When he was a little boy growing up in Iran, Aarash Darroodi recalls dashing for cover when sirens warned that missiles were coming from Iraq.
“I remember buildings being blown up around us,” he says. “When the Scud missiles hit the ground, the vibration that you felt in your chest, even when it was miles away, was unbelievable; something I will never forget.”
Those attacks are part of Darroodi’s turbulent, decades-long journey during which he was separated from his parents, survived war, traveled throughout the Middle East and parts of Asia, and eventually landed a dream job as the top lawyer at one of America’s most iconic music companies.
“Overseas, we consumed American music at a rate you cannot even imagine. It was our only access to American culture,” says Darroodi, 41, executive vice president and general counsel of Fender Musical Instruments Corp. “It’s quite fascinating and ironic that as a child I loved Elvis and Buddy Holly and Jimi Hendrix, and one day I actually would be working for the same company that supplied these angels with the instruments to create.”
Safe home to war zone
Darroodi was born in Houston, where his Iranian parents, Ali and Marjan, were studying chemical engineering. It had been their intention to return to their homeland to work in the oil industry, but their plans unraveled when skirmishes between Iraq and Iran began in 1980.

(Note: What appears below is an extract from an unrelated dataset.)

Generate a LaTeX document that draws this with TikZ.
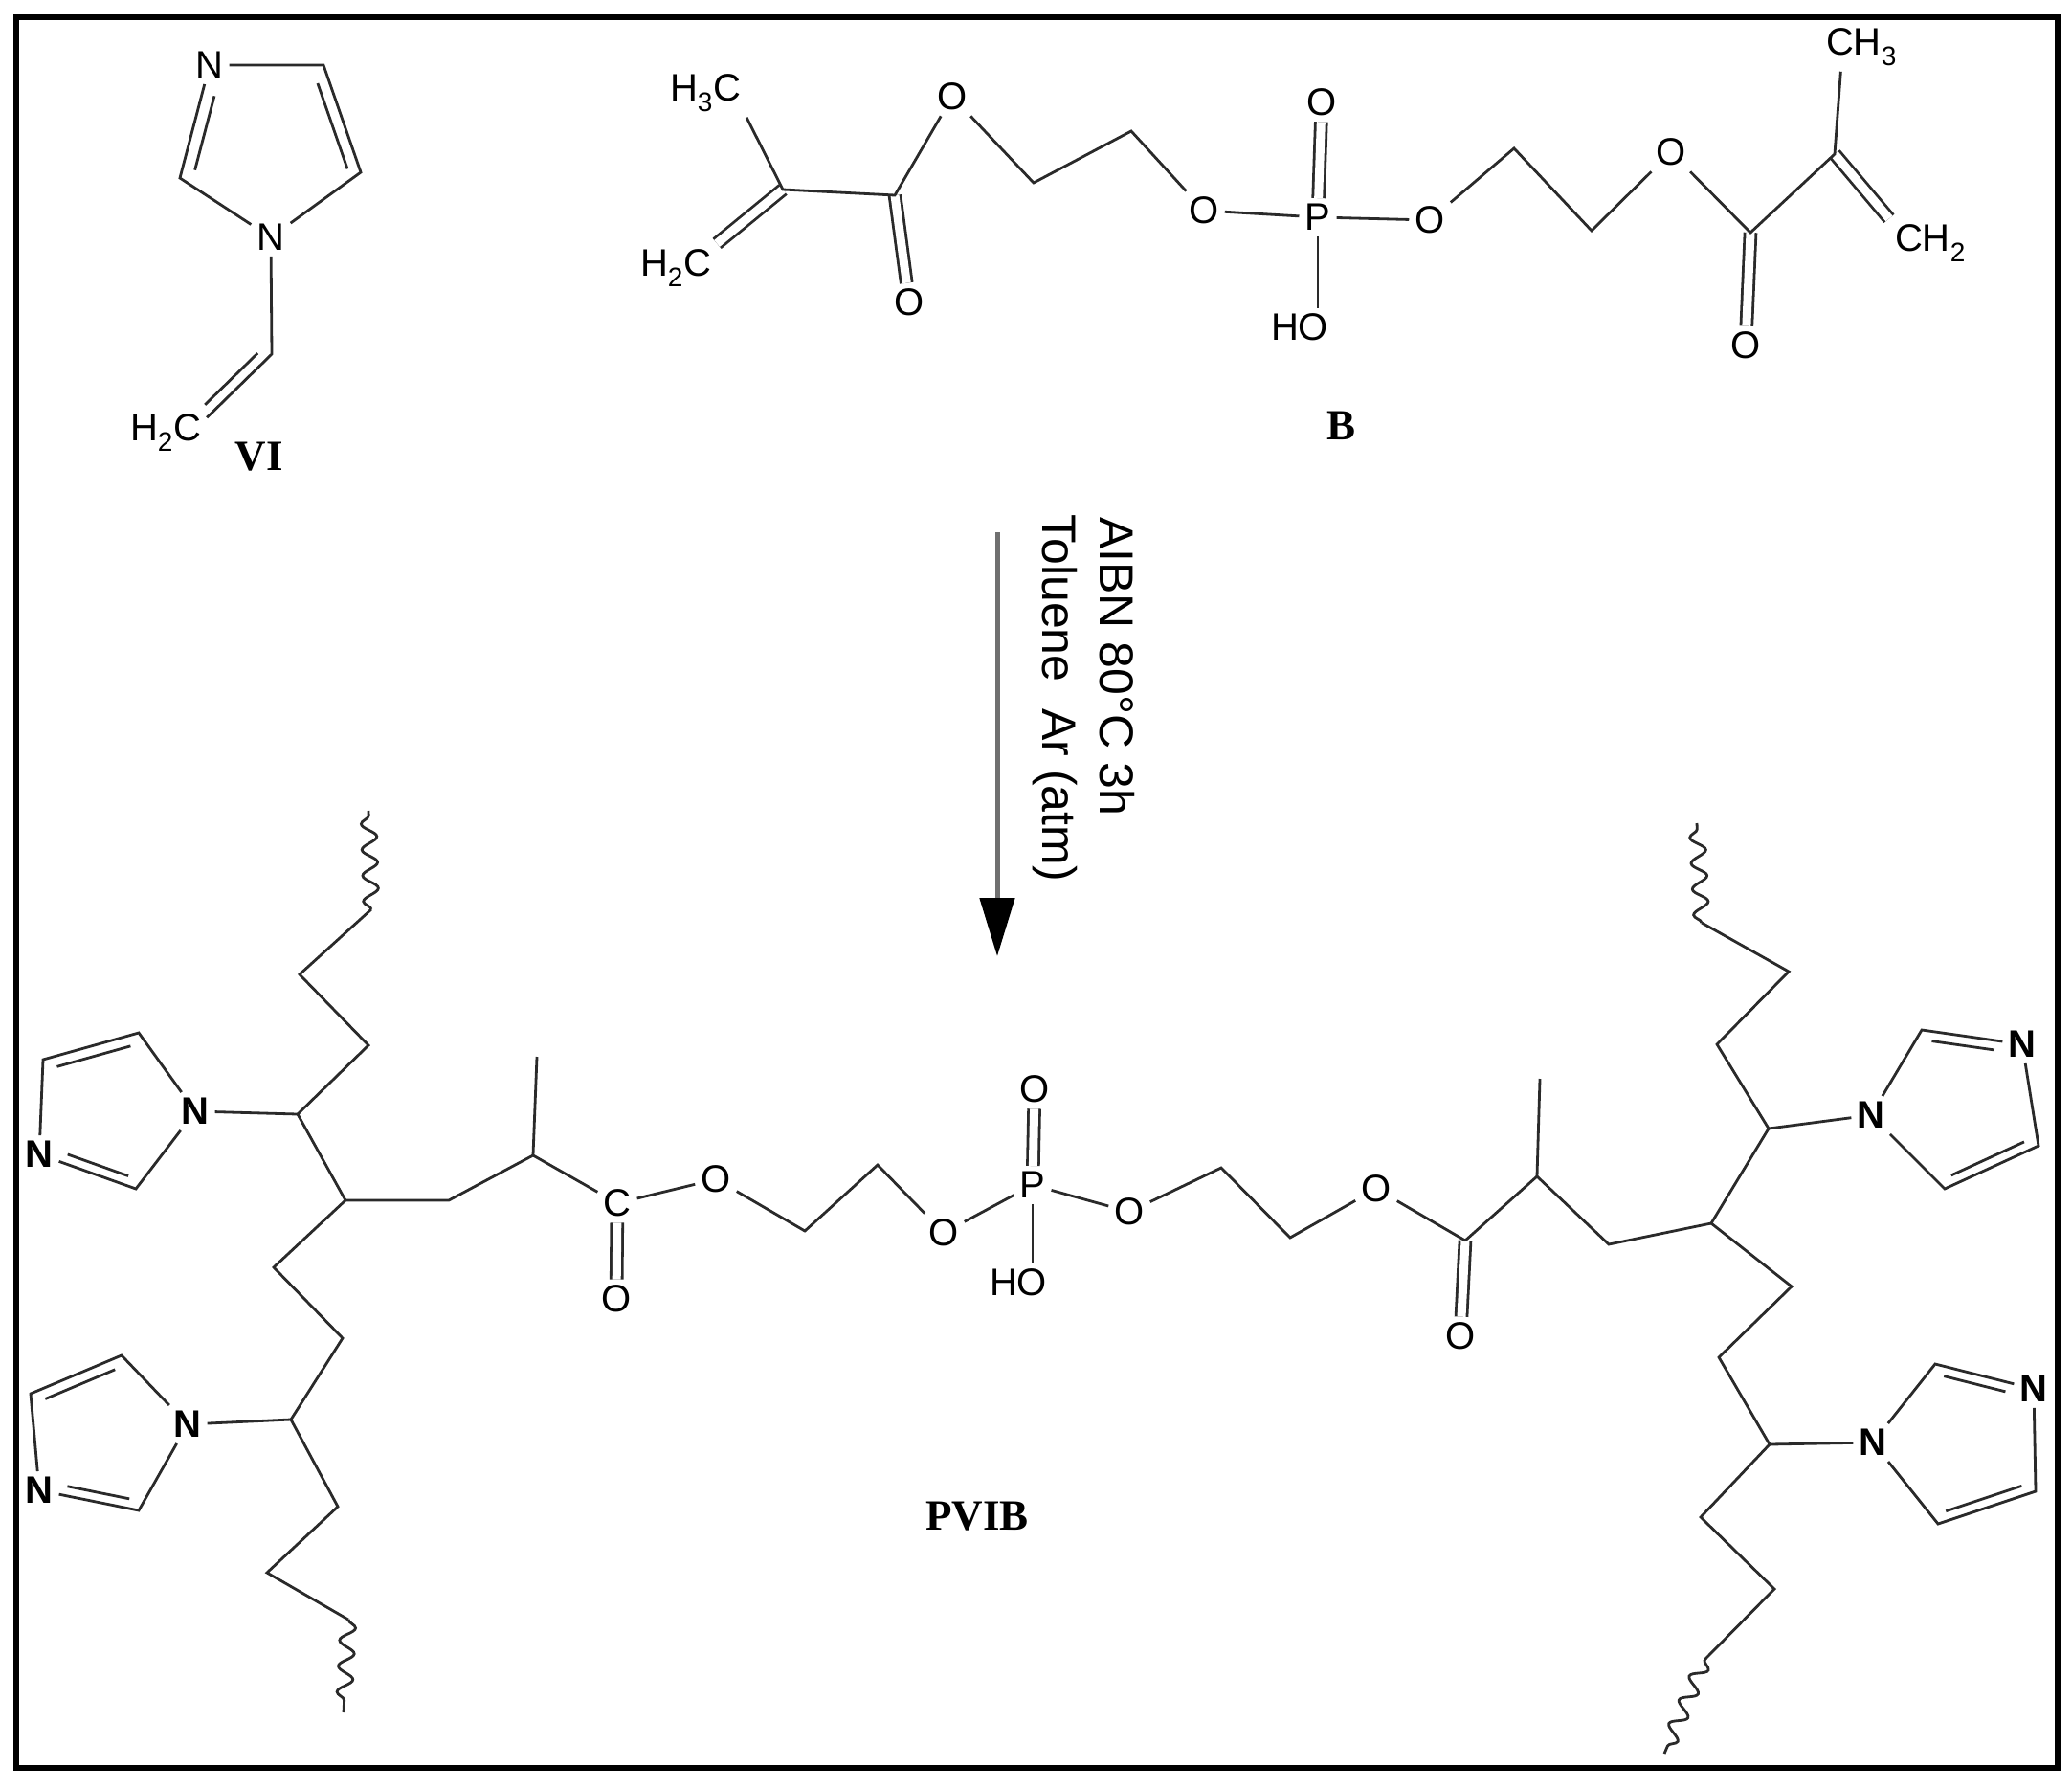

Because the battles were remote and infrequent, his maternal grandparents recommended sending the 6-month-old boy, who had a U.S. passport, to Iran so they could care for him while his parents applied for work authorization in the U.S. and established a home.
“My parents stayed because had they gone to Iran, they would have never been able to leave,” Darroodi explains, adding that his father also would have been drafted into military service.
A few years after he arrived in Iran, the war escalated and missile attacks intensified on Tehran, where Darroodi and his grandparents, Hamid Arbab, a doctor, and his wife, Lila, would stay while trying to secure visas to get out of the country. They spent most of their time in the city of Mashhad, considered safer because it was a holy site less likely to be bombed. There, Darroodi enrolled in school and tried to live as normal a life as possible. As he got older, the boy realized his grandparents were not his actual parents and asked where they were. “And they would say, ‘the United States,’” he says.
“I was thinking to myself, ‘Wow. Hollywood movies come from the United States, rock ‘n’ roll comes from the United States, and my parents are in the United States,’” he says. “‘I’ve got to find a way to get to the United States.’”
Because they were banned from traveling to the U.S. from Iran, Darroodi and his grandparents went to 19 countries on tourist visas to seek help at U.S. embassies, the last being Turkey, which granted them visas in 1988.
His grandmother sold everything the family owned, and all three traveled to the U.S. By then, Darroodi’s parents had withdrawn from college and moved to Monrovia, Maryland, where they earned degrees in accounting and got jobs with the Maryland-National Capital Park and Planning Commission. They later started their own accounting firm. Darroodi recalls being the only Middle Easterners in the community and seeing few people of color. “I faced discrimination on a daily basis,” he says. “I was spit on. I was told to go back to my country.”
When he applied to a prestigious private school in fifth grade, the headmaster called his mother in for what they thought was an interview. “The gist of what he said was, ‘Your son is very smart, but his accent is too thick, and he really won’t be able to fit in with the other kids,’” Darroodi recalls. “We got in the car, and my mom started uncontrollably crying. But I didn’t cry. I waited until I got home. I didn’t want to make her sad to see me sad.”